Serpentine Pavilion 2025: This armadillo-like structure is a surprising wonder
It is 25 years since the late Iraqi-British architect Zaha Hadid erected a white angular tent-like structure on a lawn beside the Serpentine Gallery, the first in an annual series of temporary pavilions in Kensington Gardens each designed to accommodate a summer-long programme of talks, parties, and events. Whether sleek or organic, elegant or madcap, these pleasure domes and places for debate are typically experimental and memorable, and, as well as marking the onset of the season, their unveiling elevates architecture to the thrust stage of national conversation. This year, it's the turn of the Bangladeshi architect Marina Tabassum, who delivers a pleasing pavilion with a calming, naturally illuminated interior, subtly evocative of a place of worship.
Tabassum's practice has won plaudits for a beautifully stripped-back brick mosque in Dhaka, seemingly capturing and pooling light as if it were a liquid, and a design for a movable bamboo house on stilts inspired by the ephemeral architecture of the Ganges delta. Her alertness to transience is a rare quality among architects, who often yearn for permanence.
Consisting of four curving wooden-and-polycarbonate structures – a pair of half-domes that bookend two tube-like, semi-circular tunnels (reminiscent of those industrial polytunnels in which, in sunnier climes, fruit and veg is grown) – her modular (and, apparently, 'kinetic') pavilion, tritely titled A Capsule in Time, appears, from afar, like the rounded carapace of a gigantic woodlouse – or a nutshell. It bulges beside the red-brick politeness of Serpentine South (itself, a pavilion, built as a teahouse in the 1930s).
Thanks to its brown exterior (up close, the grain of its glue-laminated timber struts is visible), it doesn't clash with its natural surroundings – unlike the swollen neon-orange form, studded with plastic toy bricks, of a second pavilion, to be unveiled next week, designed by Peter Cook in partnership with Lego. This sympathetic effect is enhanced by the presence, at its centre, of a slender gingko tree, aligned with the gallery's bell tower.
Yet, Tabassum's pavilion also has a futuristic feel (its polycarbonate facade catches daylight in an unpleasant, unnatural fashion; how long till those panels become streaky?), and a defensive, armoured quality, despite its openness: those four principal elements give the impression that something tightly closed and intricately secured has been unlocked and stretched out, even sectioned in the manner of a technical exploded-view diagram.
With proportions that call to mind a facility in a military complex (a hangar in an airfield, perhaps?), it looks as if, were the sirens suddenly to go off, it could be snapped shut at the press of a button, to protect people sheltering inside. Initially, the interior's fuselage-like volume made me think of the cigar-shaped cargo compartment of a Hercules military aircraft. Other pavilions have been more graceful.

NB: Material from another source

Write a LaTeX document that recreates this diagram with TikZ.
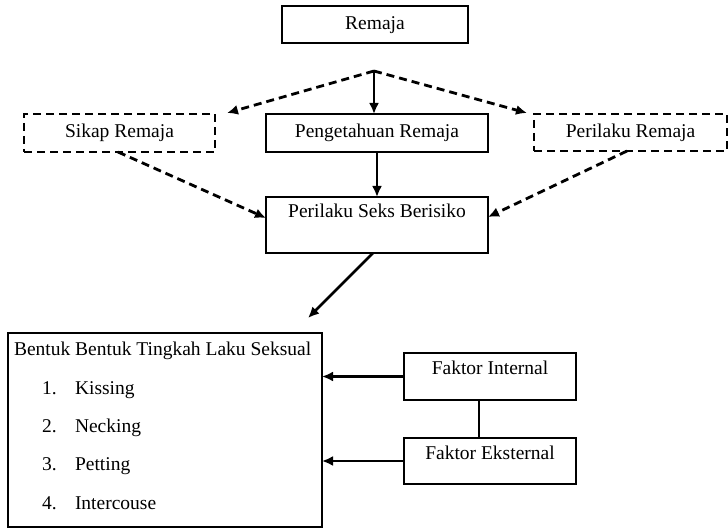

Yet, inside, Tabassum's aptitude for working with light – that most elusive and insubstantial of architectural materials – becomes evident. The angled panels of the faceted canopy are translucent and variously coloured, with bands of mushroom, buff, and – towards the top – a radiant celadon; thus, soft lights, reminiscent of stained glass, are visible above head height, while, at the building's 25ft-high zenith, transparent panels allow visitors to behold the fluctuations of the sky.
At either end, the glowing half-domes provide some muted spectacle. As well as offering a striking backdrop for talks, these enclosing, quasi-religious forms, again irradiated by washed-out light, should protect passers-by during the damper stretches of a British summer.